In another town, Santa Catarina Palopó, one deportee who had not tested positive for coronavirus said members of the community stormed his house, threatened his family and attacked his brother.

In the western city of Quetzaltenango, protests outside a migrant refuge called for returnees to be taken somewhere else, saying “we’re not racist, but we don’t want the migrants.” This comes after the city banned the arrival of buses carrying migrants returning to Guatemala from Mexico.

The instances are just a few of many, said Rosario Martínez, a researcher at Guatemala’s Latin American Faculty of Social Sciences, FLACSO, who has been documenting the threats. Similar harassment has been reported in other Latin American countries as well.

“They say that these people should be detained,” Martínez said. “Then later, comes the community violence. They attack their families, they throw rocks, they want to set their houses on fire.”

It’s not a new phenomenon, said Albino Castro, a former migrant in a small town outside Quetzaltenango. Castro spent seven years in New Jersey working as a cook. When he returned home, he described a strong feeling of culture shock that others like him share.

A health worker, right, stands behind a gate at an athletic dorm facility being used to house Guatemalans deported from the U.S., as a man brings food to the deportees in Guatemala City, April 17, 2020.
A health worker, right, stands behind a gate at an athletic dorm facility being used to house Guatemalans deported from the U.S., as a man brings food to the deportees in Guatemala City, April 17, 2020.

No longer home

“When you come home as a returnee, they treat you as if you're a [expletive] - a degenerate,” he said. “It's something that happens to almost every migrant.”

Returnees like Castro have been stigmatized for years, said Martínez. Communities often assume that if someone returns to the country voluntarily it’s because they failed in the U.S. or if they were deported, because they are criminals.

The majority of migrants in ICE detention of as of March 2020 did not have a single criminal conviction. Ten percent had serious criminal convictions, according to Immigrations and Customs Enforcement data.
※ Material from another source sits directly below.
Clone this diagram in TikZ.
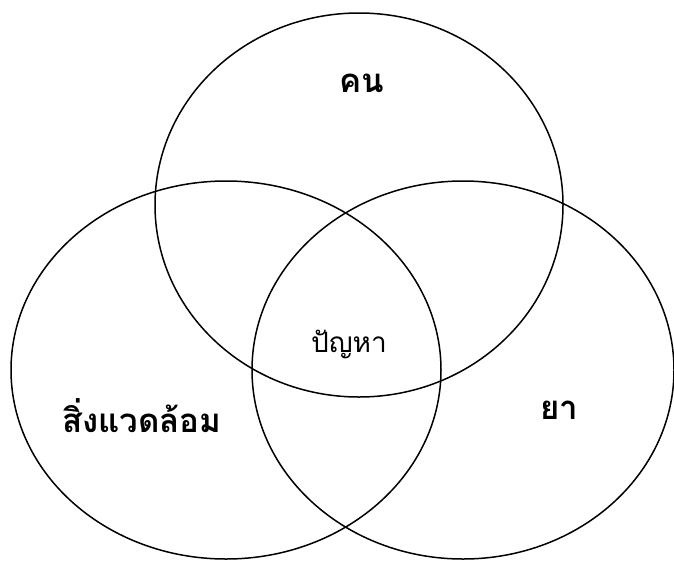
\documentclass[tikz,border=0pt]{standalone}
\usepackage{fontspec}
\newfontfamily\thaifont[Script=Thai]{Loma}
\begin{document}
\begin{tikzpicture}[x=1pt,y=-1pt,
  venn/.style={draw=black,line width=1.5pt},
  lbl/.style={font=\thaifont\fontsize{33}{38}\selectfont\bfseries,inner sep=0pt},
  lblc/.style={font=\thaifont\fontsize{28}{33}\selectfont,inner sep=0pt}]
\useasboundingbox (0,0) rectangle (674,563);
\draw[venn] (359,205) ellipse [x radius=204pt, y radius=192pt];
\draw[venn] (226,370) ellipse [x radius=215pt, y radius=189pt];
\draw[venn] (463,370) ellipse [x radius=211pt, y radius=189pt];
\node[lbl] (khon) at (362,83) {คน};
\node[lblc] (panha) at (349,344) {ปัญหา};
\node[lbl] (sing) at (142,416) {สิ่งแวดล้อม};
\node[lbl] (ya) at (559,410) {ยา};
\end{tikzpicture}
\end{document}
Community members wearing protective masks operate a checkpoint at the entrance to the village of Paqui amid the outbreak of the coronavirus disease (COVID-19), in Totonicapan, Guatemala, April 19, 2020.
Community members wearing protective masks operate a checkpoint at the entrance to the village of Paqui amid the outbreak of the coronavirus disease (COVID-19), in Totonicapan, Guatemala, April 19, 2020.
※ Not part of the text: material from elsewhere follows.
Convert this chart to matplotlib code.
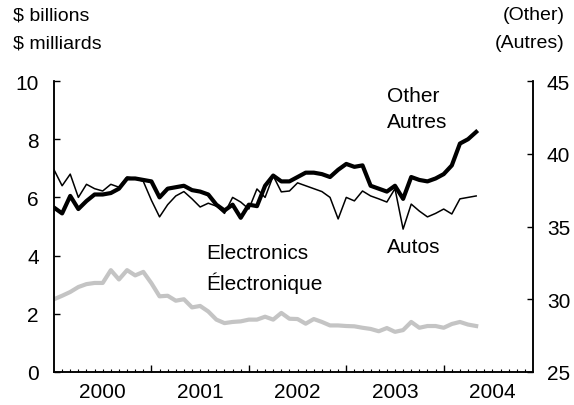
import matplotlib
matplotlib.use("Agg")
import matplotlib.pyplot as plt
import numpy as np

plt.rcParams['font.family'] = ['Liberation Sans', 'DejaVu Sans']

# monthly index: 0 = Jan 2000
electronics = [2.50, 2.62, 2.75, 2.92, 3.02, 3.06, 3.06, 3.50, 3.18, 3.50,
               3.32, 3.44, 3.05, 2.60, 2.62, 2.45, 2.50, 2.22, 2.27, 2.08,
               1.80, 1.68, 1.72, 1.74, 1.80, 1.80, 1.90, 1.80, 2.03, 1.83,
               1.82, 1.66, 1.82, 1.72, 1.60, 1.60, 1.58, 1.57, 1.52, 1.48,
               1.40, 1.51, 1.38, 1.44, 1.72, 1.52, 1.58, 1.58, 1.52, 1.65,
               1.72, 1.63, 1.58]
autos = [6.95, 6.40, 6.80, 6.00, 6.45, 6.30, 6.22, 6.45, 6.35, 6.70,
         6.65, 6.55, 5.90, 5.33, 5.75, 6.05, 6.20, 5.95, 5.67, 5.80,
         5.70, 5.45, 6.00, 5.84, 5.60, 6.29, 6.00, 6.74, 6.19, 6.22,
         6.50, 6.40, 6.30, 6.20, 6.00, 5.26, 6.00, 5.88, 6.22, 6.05,
         5.95, 5.84, 6.30, 4.91, 5.77, 5.53, 5.33, 5.45, 5.60, 5.43,
         5.95, 6.00, 6.05]
other = [36.3, 35.9, 37.1, 36.2, 36.75, 37.2, 37.2, 37.3, 37.6, 38.3,
         38.3, 38.2, 38.1, 37.0, 37.6, 37.7, 37.8, 37.5, 37.4, 37.2,
         36.5, 36.1, 36.5, 35.6, 36.5, 36.4, 37.8, 38.5, 38.1, 38.1,
         38.4, 38.7, 38.7, 38.6, 38.4, 38.9, 39.3, 39.1, 39.2, 37.8,
         37.6, 37.4, 37.8, 36.9, 38.4, 38.2, 38.1, 38.3, 38.6, 39.2,
         40.7, 41.0, 41.5]
years = ['2000', '2001', '2002', '2003', '2004']
left_ticks = [0, 2, 4, 6, 8, 10]
right_ticks = [25, 30, 35, 40, 45]

months = np.arange(len(other))
FS = 15

fig = plt.figure(figsize=(5.74, 4.06), dpi=100)
ax = fig.add_axes([54/574, 1-373/406, (533-54)/574, (373-82)/406])
ax2 = ax.twinx()

ax.plot(months, electronics, color='#c4c4c4', lw=3.0, solid_joinstyle='round', zorder=2)
ax.plot(months, autos, color='black', lw=1.1, zorder=3)
ax2.plot(months, other, color='black', lw=3.0, solid_joinstyle='round', zorder=3)

ax.set_xlim(0, 59)
ax.set_ylim(0, 10)
ax2.set_ylim(25, 45)
ax.set_yticks(left_ticks)
ax2.set_yticks(right_ticks)

ax.set_xticks([12, 24, 36, 48])
ax.set_xticklabels([])
ax.set_xticks(np.arange(1, 59), minor=True)
ax.tick_params(axis='x', which='major', direction='in', length=5, width=1)
ax.tick_params(axis='x', which='minor', direction='in', length=2.5, width=0.8)
ax.tick_params(axis='y', direction='in', length=4.5, width=1, labelsize=FS, pad=11)
ax2.tick_params(axis='y', direction='in', length=4.5, width=1, labelsize=FS, pad=10)

sec = ax.secondary_xaxis('bottom')
sec.set_xticks([6, 18, 30, 42, 54], labels=years)
sec.tick_params(length=0, labelsize=FS, pad=7)
sec.spines['bottom'].set_visible(False)

for a in (ax, ax2):
    a.spines['top'].set_visible(False)
    for s in a.spines.values():
        s.set_linewidth(1.1)

fig.text(13/574, 1-16/406, '$ billions', fontsize=14, va='center', ha='left')
fig.text(13/574, 1-44/406, '$ milliards', fontsize=14, va='center', ha='left')
fig.text(565/574, 1-16/406, '(Other)', fontsize=14, va='center', ha='right')
fig.text(565/574, 1-44/406, '(Autres)', fontsize=14, va='center', ha='right')

ax2.text(41.0, 44.0, 'Other', fontsize=FS, ha='left', va='center')
ax2.text(41.0, 42.2, 'Autres', fontsize=FS, ha='left', va='center')
ax.text(41.0, 4.3, 'Autos', fontsize=FS, ha='left', va='center')
ax.text(18.8, 4.1, 'Electronics', fontsize=FS, ha='left', va='center')
ax.text(18.8, 3.1, 'Électronique', fontsize=FS, ha='left', va='center')

fig.savefig('out.png', dpi=100)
While Castro was able to slowly overcome those labels by using money he earned in the U.S. to create a weaving workshop providing economic opportunities to those who might otherwise migrate, some never escape them. Instead, they find themselves ostracized from the same communities from which they migrated to often lift up through remittances.

With the spread of coronavirus in Guatemala “they are being stigmatized as migrants, but also as carriers of the virus,” Martinez said.
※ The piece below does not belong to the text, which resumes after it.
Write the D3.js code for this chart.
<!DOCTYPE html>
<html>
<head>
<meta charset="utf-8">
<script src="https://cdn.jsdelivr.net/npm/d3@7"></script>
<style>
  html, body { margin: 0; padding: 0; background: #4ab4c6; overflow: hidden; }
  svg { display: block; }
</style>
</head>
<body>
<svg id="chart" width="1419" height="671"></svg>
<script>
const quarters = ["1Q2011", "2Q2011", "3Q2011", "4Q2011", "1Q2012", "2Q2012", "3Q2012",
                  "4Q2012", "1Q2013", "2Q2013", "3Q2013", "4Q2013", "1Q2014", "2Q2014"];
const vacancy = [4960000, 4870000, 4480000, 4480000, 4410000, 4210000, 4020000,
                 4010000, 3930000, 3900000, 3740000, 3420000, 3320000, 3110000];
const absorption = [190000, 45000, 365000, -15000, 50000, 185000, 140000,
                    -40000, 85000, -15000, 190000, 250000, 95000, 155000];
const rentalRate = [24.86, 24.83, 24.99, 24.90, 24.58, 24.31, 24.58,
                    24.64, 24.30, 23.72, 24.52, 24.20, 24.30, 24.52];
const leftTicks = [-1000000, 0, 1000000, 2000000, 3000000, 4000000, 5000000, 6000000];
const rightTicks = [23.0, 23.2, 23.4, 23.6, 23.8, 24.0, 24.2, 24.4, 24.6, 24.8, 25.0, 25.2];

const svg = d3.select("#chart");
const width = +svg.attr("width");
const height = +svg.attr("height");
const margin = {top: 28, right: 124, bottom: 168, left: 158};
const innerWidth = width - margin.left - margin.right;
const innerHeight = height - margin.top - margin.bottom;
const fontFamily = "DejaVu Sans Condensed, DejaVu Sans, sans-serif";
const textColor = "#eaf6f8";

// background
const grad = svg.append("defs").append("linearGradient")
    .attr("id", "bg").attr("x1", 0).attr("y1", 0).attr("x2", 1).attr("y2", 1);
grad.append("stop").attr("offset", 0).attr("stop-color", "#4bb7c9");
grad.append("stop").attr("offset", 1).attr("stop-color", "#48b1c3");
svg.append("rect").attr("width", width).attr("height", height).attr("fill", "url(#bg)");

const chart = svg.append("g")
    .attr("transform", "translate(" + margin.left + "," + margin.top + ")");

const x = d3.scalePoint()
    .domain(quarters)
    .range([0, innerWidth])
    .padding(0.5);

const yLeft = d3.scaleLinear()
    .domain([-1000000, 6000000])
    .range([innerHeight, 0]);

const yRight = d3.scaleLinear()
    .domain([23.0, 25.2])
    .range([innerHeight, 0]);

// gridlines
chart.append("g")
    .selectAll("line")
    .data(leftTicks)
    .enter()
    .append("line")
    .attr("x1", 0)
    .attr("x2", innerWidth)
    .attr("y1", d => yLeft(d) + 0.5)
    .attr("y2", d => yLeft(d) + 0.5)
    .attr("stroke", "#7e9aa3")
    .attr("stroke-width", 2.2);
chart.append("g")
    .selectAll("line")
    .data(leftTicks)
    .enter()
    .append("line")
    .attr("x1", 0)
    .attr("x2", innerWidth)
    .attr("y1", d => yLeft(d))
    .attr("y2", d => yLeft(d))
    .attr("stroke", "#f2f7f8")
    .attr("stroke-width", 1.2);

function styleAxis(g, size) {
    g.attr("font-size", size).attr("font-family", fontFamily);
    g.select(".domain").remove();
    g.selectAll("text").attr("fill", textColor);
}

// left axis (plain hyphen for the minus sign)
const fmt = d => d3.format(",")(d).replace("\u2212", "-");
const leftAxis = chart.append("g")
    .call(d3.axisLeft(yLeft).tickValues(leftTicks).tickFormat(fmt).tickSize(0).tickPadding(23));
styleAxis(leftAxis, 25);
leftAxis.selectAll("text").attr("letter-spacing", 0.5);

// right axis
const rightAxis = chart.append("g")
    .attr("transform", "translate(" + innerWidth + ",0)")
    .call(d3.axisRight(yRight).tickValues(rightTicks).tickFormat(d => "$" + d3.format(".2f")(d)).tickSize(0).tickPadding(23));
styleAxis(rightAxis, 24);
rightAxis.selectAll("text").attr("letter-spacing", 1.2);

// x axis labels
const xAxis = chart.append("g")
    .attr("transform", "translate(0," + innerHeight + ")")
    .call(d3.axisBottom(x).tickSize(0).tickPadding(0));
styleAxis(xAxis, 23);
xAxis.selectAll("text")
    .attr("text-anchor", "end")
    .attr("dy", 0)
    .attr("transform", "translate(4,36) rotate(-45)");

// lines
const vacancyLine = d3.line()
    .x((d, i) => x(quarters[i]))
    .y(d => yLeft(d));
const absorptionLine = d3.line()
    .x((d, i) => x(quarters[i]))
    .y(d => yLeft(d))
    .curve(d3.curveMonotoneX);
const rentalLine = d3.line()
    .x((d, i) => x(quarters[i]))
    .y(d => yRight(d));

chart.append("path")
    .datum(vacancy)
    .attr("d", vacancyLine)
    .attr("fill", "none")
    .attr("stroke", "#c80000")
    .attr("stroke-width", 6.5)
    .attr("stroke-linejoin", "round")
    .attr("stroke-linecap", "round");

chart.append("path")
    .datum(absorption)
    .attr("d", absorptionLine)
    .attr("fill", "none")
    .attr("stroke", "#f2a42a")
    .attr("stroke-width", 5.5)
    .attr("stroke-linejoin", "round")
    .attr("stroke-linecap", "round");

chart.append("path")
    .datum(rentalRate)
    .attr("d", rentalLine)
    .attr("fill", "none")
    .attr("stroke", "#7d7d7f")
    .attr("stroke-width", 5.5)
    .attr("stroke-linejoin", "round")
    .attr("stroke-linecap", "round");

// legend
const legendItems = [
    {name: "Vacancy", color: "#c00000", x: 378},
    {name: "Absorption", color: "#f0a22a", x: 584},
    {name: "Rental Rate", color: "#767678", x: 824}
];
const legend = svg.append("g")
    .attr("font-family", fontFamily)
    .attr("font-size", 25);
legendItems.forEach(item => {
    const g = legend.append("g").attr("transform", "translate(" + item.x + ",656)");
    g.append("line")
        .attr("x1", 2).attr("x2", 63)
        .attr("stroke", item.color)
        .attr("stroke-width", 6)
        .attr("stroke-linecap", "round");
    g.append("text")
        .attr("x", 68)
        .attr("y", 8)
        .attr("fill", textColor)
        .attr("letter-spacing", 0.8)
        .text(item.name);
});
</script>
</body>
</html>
“They return home and then the rejection begins,” she said. “Migrants try to return to the communities they're from, and people begin to close their doors on them. They don't want the migrants to come.”

Guatemalans deported from the U.S., wearing masks as a precaution against the spread of the new coronavirus, board a bus after arriving at La Aurora airport in Guatemala City, May 4, 2020.
Guatemalans deported from the U.S., wearing masks as a precaution against the spread of the new coronavirus, board a bus after arriving at La Aurora airport in Guatemala City, May 4, 2020.

Martínez and other aid providers say the Guatemalan government has not done enough to aid deportees and returnees and has only added fuel to the fire.

Guatemalan President Alejandro Giammattei denounced the attacks, saying people should not see a returning migrant “as a criminal, but rather as a brother that has returned home.”

The Giammattei administration suspended such flights for two weeks as a reaction to the rising cases, allowing them to resume only when U.S. migration authorities had stepped up testing. Now, flights continue.

Migrants and their advocates worry that so, too, will the fear.